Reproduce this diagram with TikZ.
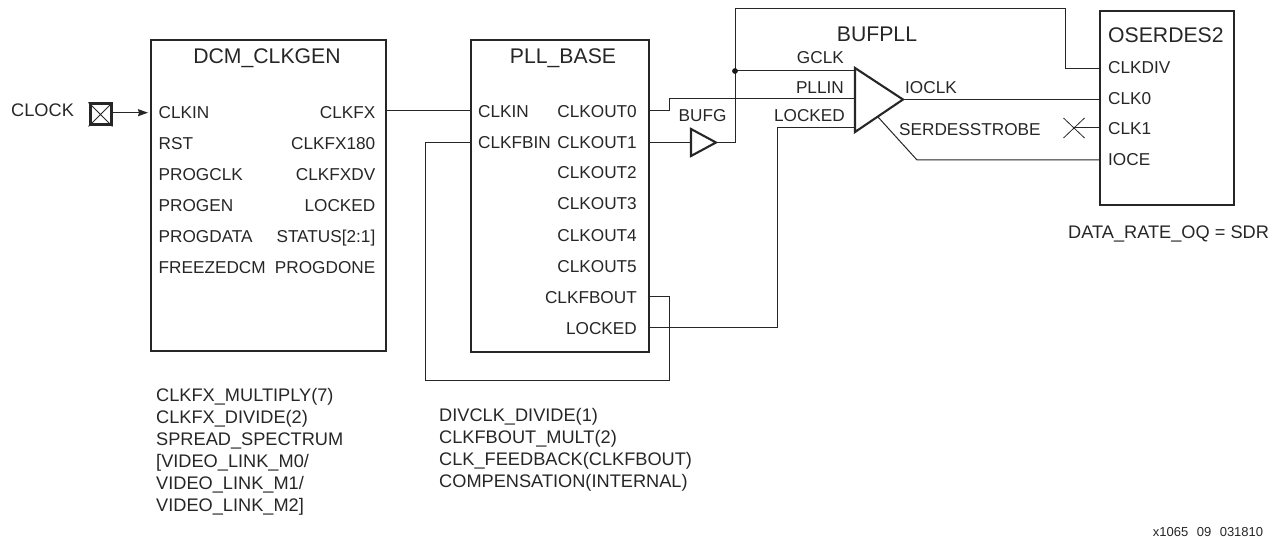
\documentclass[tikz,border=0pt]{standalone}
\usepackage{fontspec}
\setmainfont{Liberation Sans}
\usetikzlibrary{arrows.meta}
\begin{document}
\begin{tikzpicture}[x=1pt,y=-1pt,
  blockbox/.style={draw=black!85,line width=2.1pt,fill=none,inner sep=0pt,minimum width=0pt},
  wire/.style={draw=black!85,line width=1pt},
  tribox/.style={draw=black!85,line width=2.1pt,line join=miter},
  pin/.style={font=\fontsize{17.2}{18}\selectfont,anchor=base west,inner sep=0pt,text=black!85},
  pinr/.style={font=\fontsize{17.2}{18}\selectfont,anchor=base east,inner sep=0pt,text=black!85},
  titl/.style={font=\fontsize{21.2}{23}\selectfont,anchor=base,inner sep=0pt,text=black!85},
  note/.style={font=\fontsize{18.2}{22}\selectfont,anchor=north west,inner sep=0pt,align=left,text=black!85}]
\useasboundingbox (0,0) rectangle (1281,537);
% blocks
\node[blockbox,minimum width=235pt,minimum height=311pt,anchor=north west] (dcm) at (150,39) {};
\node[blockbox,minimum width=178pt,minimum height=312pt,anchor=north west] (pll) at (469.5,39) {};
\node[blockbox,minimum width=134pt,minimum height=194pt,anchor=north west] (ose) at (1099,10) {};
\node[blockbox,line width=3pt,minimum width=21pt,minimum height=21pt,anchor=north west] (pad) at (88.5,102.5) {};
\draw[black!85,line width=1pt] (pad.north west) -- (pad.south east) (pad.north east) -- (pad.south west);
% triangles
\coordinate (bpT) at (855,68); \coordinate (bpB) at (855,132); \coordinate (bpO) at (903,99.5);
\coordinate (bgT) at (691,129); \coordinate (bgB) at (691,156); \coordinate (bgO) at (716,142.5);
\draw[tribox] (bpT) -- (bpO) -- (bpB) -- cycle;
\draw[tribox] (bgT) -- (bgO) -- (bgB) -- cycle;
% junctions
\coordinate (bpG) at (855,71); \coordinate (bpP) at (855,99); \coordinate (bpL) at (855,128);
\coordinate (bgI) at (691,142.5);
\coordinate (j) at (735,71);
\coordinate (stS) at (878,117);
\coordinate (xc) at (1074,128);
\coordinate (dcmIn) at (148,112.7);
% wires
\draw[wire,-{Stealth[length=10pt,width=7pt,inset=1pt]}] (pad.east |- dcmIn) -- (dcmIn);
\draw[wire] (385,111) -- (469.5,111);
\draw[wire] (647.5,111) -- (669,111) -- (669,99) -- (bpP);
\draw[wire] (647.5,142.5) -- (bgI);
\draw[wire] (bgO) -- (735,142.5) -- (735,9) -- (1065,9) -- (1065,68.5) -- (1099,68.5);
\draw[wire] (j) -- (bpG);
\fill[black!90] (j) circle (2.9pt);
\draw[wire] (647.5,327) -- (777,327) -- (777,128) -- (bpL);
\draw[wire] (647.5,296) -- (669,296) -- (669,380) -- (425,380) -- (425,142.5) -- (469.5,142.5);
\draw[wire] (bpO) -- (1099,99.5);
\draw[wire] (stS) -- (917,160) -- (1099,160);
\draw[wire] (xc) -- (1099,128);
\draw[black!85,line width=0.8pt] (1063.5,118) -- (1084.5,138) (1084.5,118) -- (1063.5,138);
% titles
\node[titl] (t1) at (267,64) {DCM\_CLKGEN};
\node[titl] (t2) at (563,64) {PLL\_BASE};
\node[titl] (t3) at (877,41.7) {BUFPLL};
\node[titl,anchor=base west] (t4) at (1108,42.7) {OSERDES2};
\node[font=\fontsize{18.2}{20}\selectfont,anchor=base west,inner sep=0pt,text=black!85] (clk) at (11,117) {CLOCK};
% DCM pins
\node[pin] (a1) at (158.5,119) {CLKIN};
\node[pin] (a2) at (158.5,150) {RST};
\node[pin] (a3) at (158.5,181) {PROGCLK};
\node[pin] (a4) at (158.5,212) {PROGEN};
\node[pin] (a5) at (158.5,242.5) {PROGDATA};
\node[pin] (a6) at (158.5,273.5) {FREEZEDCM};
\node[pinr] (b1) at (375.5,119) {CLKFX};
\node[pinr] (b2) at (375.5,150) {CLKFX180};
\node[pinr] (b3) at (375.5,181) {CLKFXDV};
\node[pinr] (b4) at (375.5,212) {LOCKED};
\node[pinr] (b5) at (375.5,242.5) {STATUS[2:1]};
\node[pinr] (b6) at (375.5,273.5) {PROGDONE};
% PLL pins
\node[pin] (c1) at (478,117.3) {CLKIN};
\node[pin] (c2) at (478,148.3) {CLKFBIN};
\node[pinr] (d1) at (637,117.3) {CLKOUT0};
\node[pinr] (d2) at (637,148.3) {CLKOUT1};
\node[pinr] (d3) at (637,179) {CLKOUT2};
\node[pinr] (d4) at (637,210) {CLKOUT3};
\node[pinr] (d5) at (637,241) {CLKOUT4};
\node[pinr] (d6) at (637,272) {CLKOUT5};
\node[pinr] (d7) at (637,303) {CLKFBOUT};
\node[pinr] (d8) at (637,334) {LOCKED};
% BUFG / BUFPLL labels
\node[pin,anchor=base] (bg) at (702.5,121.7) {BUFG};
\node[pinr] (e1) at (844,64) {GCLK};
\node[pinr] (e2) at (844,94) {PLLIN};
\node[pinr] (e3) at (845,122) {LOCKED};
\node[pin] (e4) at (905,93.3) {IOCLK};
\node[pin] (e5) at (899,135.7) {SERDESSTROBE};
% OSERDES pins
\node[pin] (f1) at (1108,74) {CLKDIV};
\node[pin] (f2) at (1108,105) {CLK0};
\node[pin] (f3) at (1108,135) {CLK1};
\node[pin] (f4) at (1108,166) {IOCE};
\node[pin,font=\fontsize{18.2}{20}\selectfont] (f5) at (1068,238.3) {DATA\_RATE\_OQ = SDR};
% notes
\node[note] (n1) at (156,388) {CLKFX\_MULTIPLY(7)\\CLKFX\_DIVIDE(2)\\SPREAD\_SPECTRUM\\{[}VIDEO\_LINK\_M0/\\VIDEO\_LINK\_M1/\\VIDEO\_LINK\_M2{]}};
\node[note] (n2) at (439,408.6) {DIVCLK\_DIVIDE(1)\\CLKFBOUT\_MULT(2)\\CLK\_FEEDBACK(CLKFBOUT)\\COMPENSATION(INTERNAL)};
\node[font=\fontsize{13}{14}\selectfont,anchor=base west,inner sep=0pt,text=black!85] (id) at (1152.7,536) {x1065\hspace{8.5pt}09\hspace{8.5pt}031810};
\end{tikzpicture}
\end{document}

^^^^^^^^

**WHAT NEEDS TO BE DONE**
Write out each line again precisely as it appears, skipping every picture.

**EXPECTED ANSWER**
Reproduce this diagram with TikZ.
\documentclass[tikz,border=0pt]{standalone}
\usepackage{fontspec}
\setmainfont{Liberation Sans}
\usetikzlibrary{arrows.meta}
\begin{document}
\begin{tikzpicture}[x=1pt,y=-1pt,
  blockbox/.style={draw=black!85,line width=2.1pt,fill=none,inner sep=0pt,minimum width=0pt},
  wire/.style={draw=black!85,line width=1pt},
  tribox/.style={draw=black!85,line width=2.1pt,line join=miter},
  pin/.style={font=\fontsize{17.2}{18}\selectfont,anchor=base west,inner sep=0pt,text=black!85},
  pinr/.style={font=\fontsize{17.2}{18}\selectfont,anchor=base east,inner sep=0pt,text=black!85},
  titl/.style={font=\fontsize{21.2}{23}\selectfont,anchor=base,inner sep=0pt,text=black!85},
  note/.style={font=\fontsize{18.2}{22}\selectfont,anchor=north west,inner sep=0pt,align=left,text=black!85}]
\useasboundingbox (0,0) rectangle (1281,537);
% blocks
\node[blockbox,minimum width=235pt,minimum height=311pt,anchor=north west] (dcm) at (150,39) {};
\node[blockbox,minimum width=178pt,minimum height=312pt,anchor=north west] (pll) at (469.5,39) {};
\node[blockbox,minimum width=134pt,minimum height=194pt,anchor=north west] (ose) at (1099,10) {};
\node[blockbox,line width=3pt,minimum width=21pt,minimum height=21pt,anchor=north west] (pad) at (88.5,102.5) {};
\draw[black!85,line width=1pt] (pad.north west) -- (pad.south east) (pad.north east) -- (pad.south west);
% triangles
\coordinate (bpT) at (855,68); \coordinate (bpB) at (855,132); \coordinate (bpO) at (903,99.5);
\coordinate (bgT) at (691,129); \coordinate (bgB) at (691,156); \coordinate (bgO) at (716,142.5);
\draw[tribox] (bpT) -- (bpO) -- (bpB) -- cycle;
\draw[tribox] (bgT) -- (bgO) -- (bgB) -- cycle;
% junctions
\coordinate (bpG) at (855,71); \coordinate (bpP) at (855,99); \coordinate (bpL) at (855,128);
\coordinate (bgI) at (691,142.5);
\coordinate (j) at (735,71);
\coordinate (stS) at (878,117);
\coordinate (xc) at (1074,128);
\coordinate (dcmIn) at (148,112.7);
% wires
\draw[wire,-{Stealth[length=10pt,width=7pt,inset=1pt]}] (pad.east |- dcmIn) -- (dcmIn);
\draw[wire] (385,111) -- (469.5,111);
\draw[wire] (647.5,111) -- (669,111) -- (669,99) -- (bpP);
\draw[wire] (647.5,142.5) -- (bgI);
\draw[wire] (bgO) -- (735,142.5) -- (735,9) -- (1065,9) -- (1065,68.5) -- (1099,68.5);
\draw[wire] (j) -- (bpG);
\fill[black!90] (j) circle (2.9pt);
\draw[wire] (647.5,327) -- (777,327) -- (777,128) -- (bpL);
\draw[wire] (647.5,296) -- (669,296) -- (669,380) -- (425,380) -- (425,142.5) -- (469.5,142.5);
\draw[wire] (bpO) -- (1099,99.5);
\draw[wire] (stS) -- (917,160) -- (1099,160);
\draw[wire] (xc) -- (1099,128);
\draw[black!85,line width=0.8pt] (1063.5,118) -- (1084.5,138) (1084.5,118) -- (1063.5,138);
% titles
\node[titl] (t1) at (267,64) {DCM\_CLKGEN};
\node[titl] (t2) at (563,64) {PLL\_BASE};
\node[titl] (t3) at (877,41.7) {BUFPLL};
\node[titl,anchor=base west] (t4) at (1108,42.7) {OSERDES2};
\node[font=\fontsize{18.2}{20}\selectfont,anchor=base west,inner sep=0pt,text=black!85] (clk) at (11,117) {CLOCK};
% DCM pins
\node[pin] (a1) at (158.5,119) {CLKIN};
\node[pin] (a2) at (158.5,150) {RST};
\node[pin] (a3) at (158.5,181) {PROGCLK};
\node[pin] (a4) at (158.5,212) {PROGEN};
\node[pin] (a5) at (158.5,242.5) {PROGDATA};
\node[pin] (a6) at (158.5,273.5) {FREEZEDCM};
\node[pinr] (b1) at (375.5,119) {CLKFX};
\node[pinr] (b2) at (375.5,150) {CLKFX180};
\node[pinr] (b3) at (375.5,181) {CLKFXDV};
\node[pinr] (b4) at (375.5,212) {LOCKED};
\node[pinr] (b5) at (375.5,242.5) {STATUS[2:1]};
\node[pinr] (b6) at (375.5,273.5) {PROGDONE};
% PLL pins
\node[pin] (c1) at (478,117.3) {CLKIN};
\node[pin] (c2) at (478,148.3) {CLKFBIN};
\node[pinr] (d1) at (637,117.3) {CLKOUT0};
\node[pinr] (d2) at (637,148.3) {CLKOUT1};
\node[pinr] (d3) at (637,179) {CLKOUT2};
\node[pinr] (d4) at (637,210) {CLKOUT3};
\node[pinr] (d5) at (637,241) {CLKOUT4};
\node[pinr] (d6) at (637,272) {CLKOUT5};
\node[pinr] (d7) at (637,303) {CLKFBOUT};
\node[pinr] (d8) at (637,334) {LOCKED};
% BUFG / BUFPLL labels
\node[pin,anchor=base] (bg) at (702.5,121.7) {BUFG};
\node[pinr] (e1) at (844,64) {GCLK};
\node[pinr] (e2) at (844,94) {PLLIN};
\node[pinr] (e3) at (845,122) {LOCKED};
\node[pin] (e4) at (905,93.3) {IOCLK};
\node[pin] (e5) at (899,135.7) {SERDESSTROBE};
% OSERDES pins
\node[pin] (f1) at (1108,74) {CLKDIV};
\node[pin] (f2) at (1108,105) {CLK0};
\node[pin] (f3) at (1108,135) {CLK1};
\node[pin] (f4) at (1108,166) {IOCE};
\node[pin,font=\fontsize{18.2}{20}\selectfont] (f5) at (1068,238.3) {DATA\_RATE\_OQ = SDR};
% notes
\node[note] (n1) at (156,388) {CLKFX\_MULTIPLY(7)\\CLKFX\_DIVIDE(2)\\SPREAD\_SPECTRUM\\{[}VIDEO\_LINK\_M0/\\VIDEO\_LINK\_M1/\\VIDEO\_LINK\_M2{]}};
\node[note] (n2) at (439,408.6) {DIVCLK\_DIVIDE(1)\\CLKFBOUT\_MULT(2)\\CLK\_FEEDBACK(CLKFBOUT)\\COMPENSATION(INTERNAL)};
\node[font=\fontsize{13}{14}\selectfont,anchor=base west,inner sep=0pt,text=black!85] (id) at (1152.7,536) {x1065\hspace{8.5pt}09\hspace{8.5pt}031810};
\end{tikzpicture}
\end{document}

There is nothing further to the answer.